The idea of using this for a drone is laughable. Their coin-size battery produces 100 uW of power, so a small drone drawing a couple dozen watts would need to somehow carry hundreds of thousands of these batteries. Even if they're only a gram each, that's still hundreds of kilograms of weight.

Use in consumer electronics is also a terrible idea. Ionization smoke detectors are already regulated due to their americium content; imagine how hard it would be to get regulatory approval for something 100,000 times more radioactive.

[–] FooBarrington@lemmy.world 3 points 2 days ago (1 children)

I'm confused - they don't seem to be talking about using the 100 uW version in a drone, they explicitly mention a 1 W version.
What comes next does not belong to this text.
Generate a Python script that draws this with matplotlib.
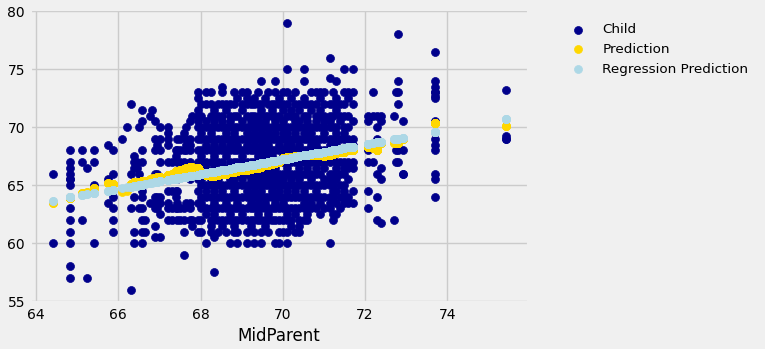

What's laughable about that?

[–] milicent_bystandr@lemm.ee 3 points 2 days ago (1 children)

I guess that the 1W battery might be proportionally heavier, if it's using the same material?

[–] LostXOR@fedia.io 2 points 2 days ago

That's correct.

[–] yarr@feddit.nl 1 points 2 days ago (2 children)

Yeah but the drone might still work. What if a second drone (armed with the same battery) follows around the first drone and supports the battery through use of a tether? Then the weight isn't relevant.

[–] milicent_bystandr@lemm.ee 3 points 2 days ago

Four elephant-shaped drones. Which can in turn be supported by a Turtle drone.

[–] LostXOR@fedia.io 1 points 2 days ago (1 children)

Then you can make a third drone to support the second drone, and a fourth to support the third, and so on to infinity! Genius!

[–] JigglySackles@lemmy.world 1 points 1 day ago

This just sounds like fly by wire with extra steps.